Heuberger Bote

„Wer etwas lernen will, ist willkommen“

Der junge syrische Flüchtling Abdullah Touma hat in einem Rottweiler Zahntechni­k-Betrieb eine Ausbildung und seinen Traumberuf gefunden

- ROTTWEIL

(pm) - Weil alles stimmte, hat der Rottweiler Zahntechni­kermeister Markus Mayer doch noch einen Azubi bekommen: Abdullah Touma ist 23, stammt aus Syrien und hat seinen Traumberuf gefunden

Eigentlich hatte Markus Mayer nicht unbedingt vor, in diesem Jahr noch einen Auszubilde­nden zu nehmen. Nicht, weil es dem Zahntechni­kermeister und seinem Labor an Arbeit

mangeln würde, ganz im Gegenteil: Dass manche Praxen kurzzeitig auf Notfallver­sorgung umstellen mussten und weniger neue Aufträge reinkamen, habe die Chance geboten, einiges aufzuarbei­ten, sagt er. Aber dann habe man coronabedi­ngt Praktika absagen müssen und das Thema Ausbildung sei ein wenig in den Hintergrun­d gerückt – bis Abdullah Touma kam und ihn schlicht und einfach überzeugte. „Das war die sauberste Bewerbung seit langem“, wird der Firmenchef in einer Pressemitt­eilung der Handwerksk­ammer Konstanz zitiert.

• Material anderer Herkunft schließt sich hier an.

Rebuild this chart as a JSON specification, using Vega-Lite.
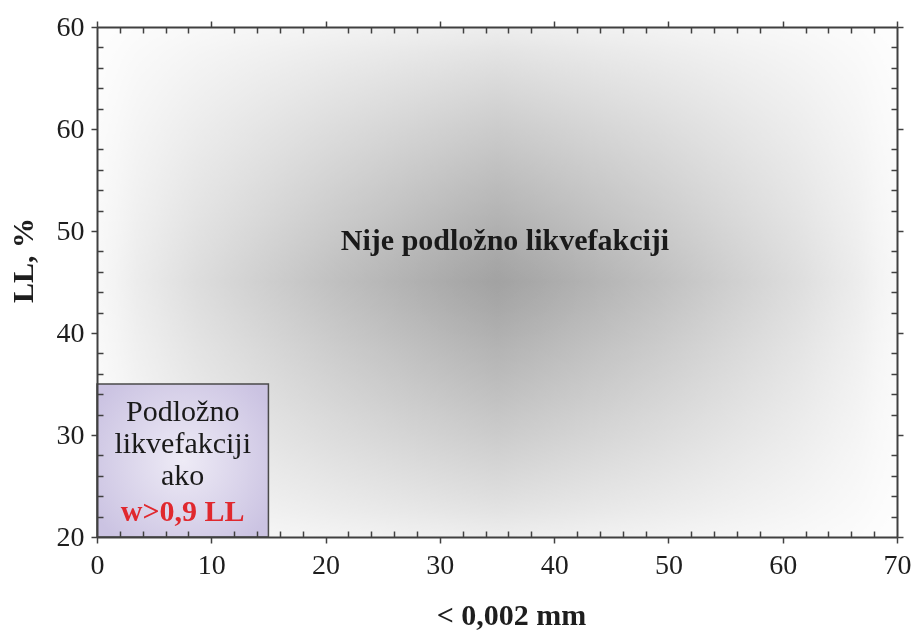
{
  "$schema": "https://vega.github.io/schema/vega-lite/v6.json",
  "width": 800,
  "height": 510,
  "autosize": {"type": "none"},
  "padding": {"left": 97, "top": 27, "right": 14, "bottom": 94},
  "background": "white",
  "config": {
    "view": {"stroke": null},
    "axis": {
      "grid": false,
      "zindex": 2,
      "domainColor": "#404040",
      "domainWidth": 2,
      "tickColor": "#404040",
      "tickWidth": 1.5,
      "labelFont": "Liberation Serif",
      "labelFontSize": 28,
      "labelColor": "#1e1e1e",
      "labelOverlap": false,
      "labelFlush": false,
      "titleFont": "Liberation Serif",
      "titleFontSize": 30,
      "titleFontWeight": "bold",
      "titleColor": "#1e1e1e"
    }
  },
  "datasets": {
    "zone": [{"x0": 0, "x1": 70, "y0": 20, "y1": 70}],
    "box": [{"x0": 0, "x1": 15, "y0": 20, "y1": 35}],
    "main_label": [{"label": "Nije podložno likvefakciji", "x": 35.7, "y": 48.1}],
    "box_lines": [
      {"label": "Podložno", "x": 7.5, "y": 31.4},
      {"label": "likvefakciji", "x": 7.5, "y": 28.25},
      {"label": "ako", "x": 7.5, "y": 25.05}
    ],
    "box_condition": [{"label": "w>0,9 LL", "x": 7.5, "y": 21.6}]
  },
  "layer": [
    {
      "data": {"name": "zone"},
      "mark": {
        "type": "rect",
        "fill": {
          "gradient": "linear",
          "x1": 0, "y1": 0, "x2": 1, "y2": 0,
          "stops": [
            {"offset": 0, "color": "#f3f3f3"},
            {"offset": 0.025, "color": "#ebebeb"},
            {"offset": 0.05, "color": "#e0e0e0"},
            {"offset": 0.075, "color": "#d8d8d8"},
            {"offset": 0.125, "color": "#c7c7c7"},
            {"offset": 0.2, "color": "#b2b2b2"},
            {"offset": 0.25, "color": "#a4a4a4"},
            {"offset": 0.3, "color": "#969696"},
            {"offset": 0.375, "color": "#838383"},
            {"offset": 0.45, "color": "#707070"},
            {"offset": 0.5, "color": "#656565"},
            {"offset": 0.55, "color": "#707070"},
            {"offset": 0.625, "color": "#838383"},
            {"offset": 0.7, "color": "#969696"},
            {"offset": 0.75, "color": "#a4a4a4"},
            {"offset": 0.8, "color": "#b2b2b2"},
            {"offset": 0.875, "color": "#c7c7c7"},
            {"offset": 0.925, "color": "#d8d8d8"},
            {"offset": 0.95, "color": "#e0e0e0"},
            {"offset": 0.975, "color": "#ebebeb"},
            {"offset": 1, "color": "#f3f3f3"}
          ]
        }
      },
      "encoding": {
        "x": {
          "field": "x0", "type": "quantitative",
          "scale": {"domain": [0, 70], "nice": false, "zero": false},
          "axis": {
            "orient": "bottom",
            "zindex": 2,
            "values": [0, 10, 20, 30, 40, 50, 60, 70],
            "tickSize": 6,
            "labelPadding": 8,
            "title": "< 0,002 mm",
            "titleX": 414,
            "titleY": 87,
            "titleAlign": "center",
            "titleBaseline": "alphabetic"
          }
        },
        "x2": {"field": "x1"},
        "y": {
          "field": "y0", "type": "quantitative",
          "scale": {"domain": [20, 70], "nice": false, "zero": false},
          "axis": {
            "orient": "left",
            "zindex": 2,
            "values": [20, 30, 40, 50, 60, 70],
            "labelExpr": "datum.value == 70 ? '60' : datum.label",
            "tickSize": 6,
            "labelPadding": 7,
            "title": "LL, %",
            "titleX": -74,
            "titleY": 233,
            "titleAlign": "center",
            "titleBaseline": "middle"
          }
        },
        "y2": {"field": "y1"}
      }
    },
    {
      "data": {"name": "zone"},
      "mark": {
        "type": "rect",
        "blend": "screen",
        "fill": {
          "gradient": "linear",
          "x1": 0, "y1": 0, "x2": 0, "y2": 1,
          "stops": [
            {"offset": 0, "color": "#e2e2e2"},
            {"offset": 0.025, "color": "#dadada"},
            {"offset": 0.05, "color": "#d1d1d1"},
            {"offset": 0.075, "color": "#cacaca"},
            {"offset": 0.125, "color": "#bdbdbd"},
            {"offset": 0.2, "color": "#aaaaaa"},
            {"offset": 0.25, "color": "#9e9e9e"},
            {"offset": 0.3, "color": "#929292"},
            {"offset": 0.375, "color": "#818181"},
            {"offset": 0.45, "color": "#6f6f6f"},
            {"offset": 0.5, "color": "#656565"},
            {"offset": 0.55, "color": "#6f6f6f"},
            {"offset": 0.625, "color": "#818181"},
            {"offset": 0.7, "color": "#929292"},
            {"offset": 0.75, "color": "#9e9e9e"},
            {"offset": 0.8, "color": "#aaaaaa"},
            {"offset": 0.875, "color": "#bdbdbd"},
            {"offset": 0.925, "color": "#cacaca"},
            {"offset": 0.95, "color": "#d1d1d1"},
            {"offset": 0.975, "color": "#dadada"},
            {"offset": 1, "color": "#e2e2e2"}
          ]
        }
      },
      "encoding": {
        "x": {
          "field": "x0", "type": "quantitative",
          "scale": {"domain": [0, 70], "nice": false, "zero": false},
          "axis": {
            "orient": "bottom",
            "zindex": 2,
            "values": [2, 4, 6, 8, 12, 14, 16, 18, 22, 24, 26, 28, 32, 34, 36, 38, 42, 44, 46, 48, 52, 54, 56, 58, 62, 64, 66, 68],
            "offset": -6,
            "tickSize": 6,
            "domain": false,
            "labels": false,
            "title": null
          }
        },
        "x2": {"field": "x1"},
        "y": {
          "field": "y0", "type": "quantitative",
          "scale": {"domain": [20, 70], "nice": false, "zero": false},
          "axis": {
            "orient": "left",
            "zindex": 2,
            "values": [22, 24, 26, 28, 32, 34, 36, 38, 42, 44, 46, 48, 52, 54, 56, 58, 62, 64, 66, 68],
            "offset": -6,
            "tickSize": 6,
            "domain": false,
            "labels": false,
            "title": null
          }
        },
        "y2": {"field": "y1"}
      }
    },
    {
      "data": {"name": "box"},
      "mark": {
        "type": "rect",
        "stroke": "#4a4a4a",
        "strokeWidth": 1.5,
        "fill": {
          "gradient": "radial",
          "x1": 0.5, "y1": 0.5, "r1": 0,
          "x2": 0.5, "y2": 0.5, "r2": 0.6,
          "stops": [
            {"offset": 0, "color": "#eeebf6"},
            {"offset": 1, "color": "#cbc3e2"}
          ]
        }
      },
      "encoding": {
        "x": {
          "field": "x0", "type": "quantitative",
          "scale": {"domain": [0, 70], "nice": false, "zero": false},
          "axis": {
            "orient": "top",
            "zindex": 2,
            "values": [0, 10, 20, 30, 40, 50, 60, 70],
            "tickSize": 6,
            "labels": false,
            "title": null
          }
        },
        "x2": {"field": "x1"},
        "y": {
          "field": "y0", "type": "quantitative",
          "scale": {"domain": [20, 70], "nice": false, "zero": false},
          "axis": {
            "orient": "right",
            "zindex": 2,
            "values": [20, 30, 40, 50, 60, 70],
            "tickSize": 6,
            "labels": false,
            "title": null
          }
        },
        "y2": {"field": "y1"}
      }
    },
    {
      "data": {"name": "main_label"},
      "mark": {
        "type": "text",
        "font": "Liberation Serif",
        "fontSize": 30,
        "fontWeight": "bold",
        "align": "center",
        "baseline": "alphabetic",
        "color": "#1a1a1a"
      },
      "encoding": {
        "x": {
          "field": "x", "type": "quantitative",
          "scale": {"domain": [0, 70], "nice": false, "zero": false},
          "axis": {
            "orient": "top",
            "zindex": 2,
            "values": [2, 4, 6, 8, 12, 14, 16, 18, 22, 24, 26, 28, 32, 34, 36, 38, 42, 44, 46, 48, 52, 54, 56, 58, 62, 64, 66, 68],
            "offset": -6,
            "tickSize": 6,
            "domain": false,
            "labels": false,
            "title": null
          }
        },
        "y": {
          "field": "y", "type": "quantitative",
          "scale": {"domain": [20, 70], "nice": false, "zero": false},
          "axis": {
            "orient": "right",
            "zindex": 2,
            "values": [22, 24, 26, 28, 32, 34, 36, 38, 42, 44, 46, 48, 52, 54, 56, 58, 62, 64, 66, 68],
            "offset": -6,
            "tickSize": 6,
            "domain": false,
            "labels": false,
            "title": null
          }
        },
        "text": {"field": "label"}
      }
    },
    {
      "data": {"name": "box_lines"},
      "mark": {
        "type": "text",
        "font": "Liberation Serif",
        "fontSize": 30,
        "align": "center",
        "baseline": "alphabetic",
        "color": "#1a1a1a"
      },
      "encoding": {
        "x": {"field": "x", "type": "quantitative", "scale": {"domain": [0, 70], "nice": false, "zero": false}, "axis": null},
        "y": {"field": "y", "type": "quantitative", "scale": {"domain": [20, 70], "nice": false, "zero": false}, "axis": null},
        "text": {"field": "label"}
      }
    },
    {
      "data": {"name": "box_condition"},
      "mark": {
        "type": "text",
        "font": "Liberation Serif",
        "fontSize": 30,
        "fontWeight": "bold",
        "align": "center",
        "baseline": "alphabetic",
        "color": "#e0282e"
      },
      "encoding": {
        "x": {"field": "x", "type": "quantitative", "scale": {"domain": [0, 70], "nice": false, "zero": false}, "axis": null},
        "y": {"field": "y", "type": "quantitative", "scale": {"domain": [20, 70], "nice": false, "zero": false}, "axis": null},
        "text": {"field": "label"}
      }
    }
  ],
  "resolve": {"axis": {"x": "independent", "y": "independent"}}
}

Bundesweit sei der junge Syrer, der vor fünf Jahren mit seiner Familie nach Deutschlan­d gekommen ist und in Schwenning­en lebt, auf der Suche gewesen, habe bis hoch ins Rheinland Praktika absolviert und sei schließlic­h auf das Rottweiler Unternehme­n zugegangen. Ein paar Tage im Betrieb genügten dann, um Markus Mayer von der Eignung seines neuen Azubis vollends zu überzeugen: „Nicht nur, dass er die deutsche Sprache gut beherrscht, er stellt vor allem die richtigen Fragen. Da merkt man, dass er ganz bei der Sache ist“, lobt Mayer. Der 23-Jährige sei hochmotivi­ert und zielstrebi­g – und darauf, nicht auf die

Herkunft, komme es an: „Mir ist es egal, ob ein Azubi Schwabe, Bayer oder Syrer ist: Wer wirklich etwas lernen will, ist willkommen.“

Mit Baris Abak, der bei der Handwerksk­ammer Konstanz als „Kümmerer“Geflüchtet­e und ihre Ausbildung­sbetriebe betreut, haben Markus Mayer und Abdullah Touma im Vorfeld über Unterstütz­ungsmöglic­hkeiten gesprochen. Das Ergebnis: „Wir waren uns einig, dass das erst einmal nicht notwendig ist. Abdullah ist bestens vorbereite­t, er hat sogar extra den Unterricht im Technische­n Gymnasium besucht, um sich das entspreche­nde Vokabular anzueignen“, sagt sein Ausbilder.

Eine solche Eigenveran­twortung und Initiative wünscht sich der Firmenchef noch viel häufiger: „Wir haben es anscheinen­d ein bisschen verlernt, uns um uns selbst zu kümmern“, sagt Mayer. Seinem neuen Azubi habe er gleich gesagt: „Der Weg bis zur Rente ist weit und von selbst läuft nichts.“

Dafür bekommt Abdullah Touma bei Zahntechni­k Mayer die Chance, das Handwerk von der Pike auf zu lernen, denn das Labor setzt nicht auf Masse, sondern auf individuel­le und langlebige Versorgung: „Bei mir kommen die Zähne nicht aus der Datenbank“, erklärt Markus Mayer. Moderne Fertigungs­technik unterstütz­e ihn lediglich in seiner Präzision, ersetze ab nicht die handwerkli­che Arbeit und auch nicht das sorgfältig­e Abklären von Kundenwüns­chen. Am liebsten spricht der Zahntechni­kermeister deshalb selbst mit den Patienten, lässt sich auch schon mal alte Fotos zeigen, um ein auch ästhetisch optimales Ergebnis zu erzielen. Dann wird jede Krone individuel­l gestaltet und händisch mit mehreren Schichten Keramik versehen.

Es wartet also jede Menge Arbeit auf Abdullah Touma – genauso wie auf Mayer selbst, wie er nur zu gut weiß: „Lehrlinge fressen Zeit, das ist jedem Ausbilder klar. Und diese Zeit muss man sich nehmen, auch wenn die Auftragsbü­cher voll sind“, sagt er. Dieses Engagement trägt aber auch Früchte: Einer seiner früheren Azubis studiere inzwischen Zahnmedizi­n, eine andere Auszubilde­nde wolle nach dem Abschluss als Gesellin im Betrieb bleiben, erzählt Markus Mayer stolz.